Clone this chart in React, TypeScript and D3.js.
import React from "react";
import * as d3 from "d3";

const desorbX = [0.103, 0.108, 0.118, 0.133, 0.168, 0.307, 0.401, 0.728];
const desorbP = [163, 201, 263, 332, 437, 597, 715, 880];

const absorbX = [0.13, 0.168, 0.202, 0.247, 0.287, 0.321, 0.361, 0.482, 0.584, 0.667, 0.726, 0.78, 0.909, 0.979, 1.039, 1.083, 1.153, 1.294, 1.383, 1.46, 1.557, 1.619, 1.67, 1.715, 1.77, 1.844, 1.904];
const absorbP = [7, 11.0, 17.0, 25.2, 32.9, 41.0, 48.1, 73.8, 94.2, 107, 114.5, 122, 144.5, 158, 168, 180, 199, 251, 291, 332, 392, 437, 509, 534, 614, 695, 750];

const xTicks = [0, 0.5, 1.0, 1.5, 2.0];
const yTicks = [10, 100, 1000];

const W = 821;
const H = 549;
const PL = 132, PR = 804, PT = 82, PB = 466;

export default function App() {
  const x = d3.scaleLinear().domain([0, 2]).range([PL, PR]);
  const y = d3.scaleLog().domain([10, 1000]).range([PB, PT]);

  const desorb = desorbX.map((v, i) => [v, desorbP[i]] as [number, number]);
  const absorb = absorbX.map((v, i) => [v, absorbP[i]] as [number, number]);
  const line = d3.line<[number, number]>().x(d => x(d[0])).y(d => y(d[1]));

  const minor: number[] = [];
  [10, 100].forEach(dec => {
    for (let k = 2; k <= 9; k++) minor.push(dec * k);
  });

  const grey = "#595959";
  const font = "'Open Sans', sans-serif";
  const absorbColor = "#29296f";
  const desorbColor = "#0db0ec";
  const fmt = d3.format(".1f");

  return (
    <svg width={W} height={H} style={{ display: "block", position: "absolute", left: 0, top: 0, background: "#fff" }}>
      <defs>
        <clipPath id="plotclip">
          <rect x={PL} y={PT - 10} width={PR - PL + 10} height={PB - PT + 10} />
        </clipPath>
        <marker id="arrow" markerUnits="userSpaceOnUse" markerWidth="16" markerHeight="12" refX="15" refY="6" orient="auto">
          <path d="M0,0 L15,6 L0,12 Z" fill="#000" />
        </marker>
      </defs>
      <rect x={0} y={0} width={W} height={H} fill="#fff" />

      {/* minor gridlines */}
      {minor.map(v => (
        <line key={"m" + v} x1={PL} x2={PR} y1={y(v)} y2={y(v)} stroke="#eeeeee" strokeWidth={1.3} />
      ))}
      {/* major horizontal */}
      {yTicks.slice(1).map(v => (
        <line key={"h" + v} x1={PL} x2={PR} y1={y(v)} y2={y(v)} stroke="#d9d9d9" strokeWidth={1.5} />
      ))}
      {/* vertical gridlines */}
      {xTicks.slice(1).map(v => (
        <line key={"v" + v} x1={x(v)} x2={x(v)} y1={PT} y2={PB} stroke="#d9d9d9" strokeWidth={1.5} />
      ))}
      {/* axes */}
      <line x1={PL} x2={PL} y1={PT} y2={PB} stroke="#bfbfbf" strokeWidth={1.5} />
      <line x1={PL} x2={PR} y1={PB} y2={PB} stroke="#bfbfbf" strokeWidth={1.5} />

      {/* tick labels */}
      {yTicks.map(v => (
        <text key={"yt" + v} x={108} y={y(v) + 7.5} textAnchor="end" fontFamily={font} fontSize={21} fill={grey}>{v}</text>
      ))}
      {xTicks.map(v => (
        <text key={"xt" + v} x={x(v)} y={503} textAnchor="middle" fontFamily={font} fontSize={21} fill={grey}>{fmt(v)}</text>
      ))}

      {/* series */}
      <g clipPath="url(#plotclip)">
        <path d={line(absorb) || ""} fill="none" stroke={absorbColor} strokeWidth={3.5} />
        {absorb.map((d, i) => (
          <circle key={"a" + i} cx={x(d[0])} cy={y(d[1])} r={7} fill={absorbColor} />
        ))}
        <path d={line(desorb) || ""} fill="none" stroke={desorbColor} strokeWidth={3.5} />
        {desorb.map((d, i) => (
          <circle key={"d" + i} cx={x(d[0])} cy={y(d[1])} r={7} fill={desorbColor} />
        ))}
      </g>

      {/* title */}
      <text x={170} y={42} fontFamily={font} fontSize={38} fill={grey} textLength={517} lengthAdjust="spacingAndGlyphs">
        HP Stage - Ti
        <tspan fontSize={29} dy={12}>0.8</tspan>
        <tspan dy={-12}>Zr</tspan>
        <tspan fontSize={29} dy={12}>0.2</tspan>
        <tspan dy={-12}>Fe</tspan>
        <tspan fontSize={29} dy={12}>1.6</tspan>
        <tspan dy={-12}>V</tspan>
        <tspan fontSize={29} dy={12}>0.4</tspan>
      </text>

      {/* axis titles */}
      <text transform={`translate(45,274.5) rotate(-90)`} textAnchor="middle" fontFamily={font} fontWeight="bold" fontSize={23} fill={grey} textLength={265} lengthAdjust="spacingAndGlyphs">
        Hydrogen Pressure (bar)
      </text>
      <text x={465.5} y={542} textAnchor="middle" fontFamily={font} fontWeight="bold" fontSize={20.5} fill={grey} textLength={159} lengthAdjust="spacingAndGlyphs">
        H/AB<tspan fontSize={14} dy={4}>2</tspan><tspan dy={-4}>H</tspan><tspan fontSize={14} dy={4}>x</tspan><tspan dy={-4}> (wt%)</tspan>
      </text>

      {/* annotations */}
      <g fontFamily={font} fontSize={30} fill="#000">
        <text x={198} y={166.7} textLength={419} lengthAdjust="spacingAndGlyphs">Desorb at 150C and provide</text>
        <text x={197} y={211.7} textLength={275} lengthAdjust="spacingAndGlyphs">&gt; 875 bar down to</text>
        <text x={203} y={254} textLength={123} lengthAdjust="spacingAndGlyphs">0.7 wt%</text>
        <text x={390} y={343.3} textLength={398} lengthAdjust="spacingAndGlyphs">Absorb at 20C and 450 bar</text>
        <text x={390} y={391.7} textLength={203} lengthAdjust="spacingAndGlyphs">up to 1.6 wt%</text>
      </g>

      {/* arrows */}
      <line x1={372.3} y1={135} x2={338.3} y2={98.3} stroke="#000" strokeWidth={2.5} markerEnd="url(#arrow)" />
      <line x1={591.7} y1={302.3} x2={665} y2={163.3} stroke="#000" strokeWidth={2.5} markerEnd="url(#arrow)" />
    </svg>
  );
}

# # # # #

=== WHAT THE EXERCISE ASKS ===
Restate the listing above word for word.

=== THE OUTPUT ===
Clone this chart in React, TypeScript and D3.js.
import React from "react";
import * as d3 from "d3";

const desorbX = [0.103, 0.108, 0.118, 0.133, 0.168, 0.307, 0.401, 0.728];
const desorbP = [163, 201, 263, 332, 437, 597, 715, 880];

const absorbX = [0.13, 0.168, 0.202, 0.247, 0.287, 0.321, 0.361, 0.482, 0.584, 0.667, 0.726, 0.78, 0.909, 0.979, 1.039, 1.083, 1.153, 1.294, 1.383, 1.46, 1.557, 1.619, 1.67, 1.715, 1.77, 1.844, 1.904];
const absorbP = [7, 11.0, 17.0, 25.2, 32.9, 41.0, 48.1, 73.8, 94.2, 107, 114.5, 122, 144.5, 158, 168, 180, 199, 251, 291, 332, 392, 437, 509, 534, 614, 695, 750];

const xTicks = [0, 0.5, 1.0, 1.5, 2.0];
const yTicks = [10, 100, 1000];

const W = 821;
const H = 549;
const PL = 132, PR = 804, PT = 82, PB = 466;

export default function App() {
  const x = d3.scaleLinear().domain([0, 2]).range([PL, PR]);
  const y = d3.scaleLog().domain([10, 1000]).range([PB, PT]);

  const desorb = desorbX.map((v, i) => [v, desorbP[i]] as [number, number]);
  const absorb = absorbX.map((v, i) => [v, absorbP[i]] as [number, number]);
  const line = d3.line<[number, number]>().x(d => x(d[0])).y(d => y(d[1]));

  const minor: number[] = [];
  [10, 100].forEach(dec => {
    for (let k = 2; k <= 9; k++) minor.push(dec * k);
  });

  const grey = "#595959";
  const font = "'Open Sans', sans-serif";
  const absorbColor = "#29296f";
  const desorbColor = "#0db0ec";
  const fmt = d3.format(".1f");

  return (
    <svg width={W} height={H} style={{ display: "block", position: "absolute", left: 0, top: 0, background: "#fff" }}>
      <defs>
        <clipPath id="plotclip">
          <rect x={PL} y={PT - 10} width={PR - PL + 10} height={PB - PT + 10} />
        </clipPath>
        <marker id="arrow" markerUnits="userSpaceOnUse" markerWidth="16" markerHeight="12" refX="15" refY="6" orient="auto">
          <path d="M0,0 L15,6 L0,12 Z" fill="#000" />
        </marker>
      </defs>
      <rect x={0} y={0} width={W} height={H} fill="#fff" />

      {/* minor gridlines */}
      {minor.map(v => (
        <line key={"m" + v} x1={PL} x2={PR} y1={y(v)} y2={y(v)} stroke="#eeeeee" strokeWidth={1.3} />
      ))}
      {/* major horizontal */}
      {yTicks.slice(1).map(v => (
        <line key={"h" + v} x1={PL} x2={PR} y1={y(v)} y2={y(v)} stroke="#d9d9d9" strokeWidth={1.5} />
      ))}
      {/* vertical gridlines */}
      {xTicks.slice(1).map(v => (
        <line key={"v" + v} x1={x(v)} x2={x(v)} y1={PT} y2={PB} stroke="#d9d9d9" strokeWidth={1.5} />
      ))}
      {/* axes */}
      <line x1={PL} x2={PL} y1={PT} y2={PB} stroke="#bfbfbf" strokeWidth={1.5} />
      <line x1={PL} x2={PR} y1={PB} y2={PB} stroke="#bfbfbf" strokeWidth={1.5} />

      {/* tick labels */}
      {yTicks.map(v => (
        <text key={"yt" + v} x={108} y={y(v) + 7.5} textAnchor="end" fontFamily={font} fontSize={21} fill={grey}>{v}</text>
      ))}
      {xTicks.map(v => (
        <text key={"xt" + v} x={x(v)} y={503} textAnchor="middle" fontFamily={font} fontSize={21} fill={grey}>{fmt(v)}</text>
      ))}

      {/* series */}
      <g clipPath="url(#plotclip)">
        <path d={line(absorb) || ""} fill="none" stroke={absorbColor} strokeWidth={3.5} />
        {absorb.map((d, i) => (
          <circle key={"a" + i} cx={x(d[0])} cy={y(d[1])} r={7} fill={absorbColor} />
        ))}
        <path d={line(desorb) || ""} fill="none" stroke={desorbColor} strokeWidth={3.5} />
        {desorb.map((d, i) => (
          <circle key={"d" + i} cx={x(d[0])} cy={y(d[1])} r={7} fill={desorbColor} />
        ))}
      </g>

      {/* title */}
      <text x={170} y={42} fontFamily={font} fontSize={38} fill={grey} textLength={517} lengthAdjust="spacingAndGlyphs">
        HP Stage - Ti
        <tspan fontSize={29} dy={12}>0.8</tspan>
        <tspan dy={-12}>Zr</tspan>
        <tspan fontSize={29} dy={12}>0.2</tspan>
        <tspan dy={-12}>Fe</tspan>
        <tspan fontSize={29} dy={12}>1.6</tspan>
        <tspan dy={-12}>V</tspan>
        <tspan fontSize={29} dy={12}>0.4</tspan>
      </text>

      {/* axis titles */}
      <text transform={`translate(45,274.5) rotate(-90)`} textAnchor="middle" fontFamily={font} fontWeight="bold" fontSize={23} fill={grey} textLength={265} lengthAdjust="spacingAndGlyphs">
        Hydrogen Pressure (bar)
      </text>
      <text x={465.5} y={542} textAnchor="middle" fontFamily={font} fontWeight="bold" fontSize={20.5} fill={grey} textLength={159} lengthAdjust="spacingAndGlyphs">
        H/AB<tspan fontSize={14} dy={4}>2</tspan><tspan dy={-4}>H</tspan><tspan fontSize={14} dy={4}>x</tspan><tspan dy={-4}> (wt%)</tspan>
      </text>

      {/* annotations */}
      <g fontFamily={font} fontSize={30} fill="#000">
        <text x={198} y={166.7} textLength={419} lengthAdjust="spacingAndGlyphs">Desorb at 150C and provide</text>
        <text x={197} y={211.7} textLength={275} lengthAdjust="spacingAndGlyphs">&gt; 875 bar down to</text>
        <text x={203} y={254} textLength={123} lengthAdjust="spacingAndGlyphs">0.7 wt%</text>
        <text x={390} y={343.3} textLength={398} lengthAdjust="spacingAndGlyphs">Absorb at 20C and 450 bar</text>
        <text x={390} y={391.7} textLength={203} lengthAdjust="spacingAndGlyphs">up to 1.6 wt%</text>
      </g>

      {/* arrows */}
      <line x1={372.3} y1={135} x2={338.3} y2={98.3} stroke="#000" strokeWidth={2.5} markerEnd="url(#arrow)" />
      <line x1={591.7} y1={302.3} x2={665} y2={163.3} stroke="#000" strokeWidth={2.5} markerEnd="url(#arrow)" />
    </svg>
  );
}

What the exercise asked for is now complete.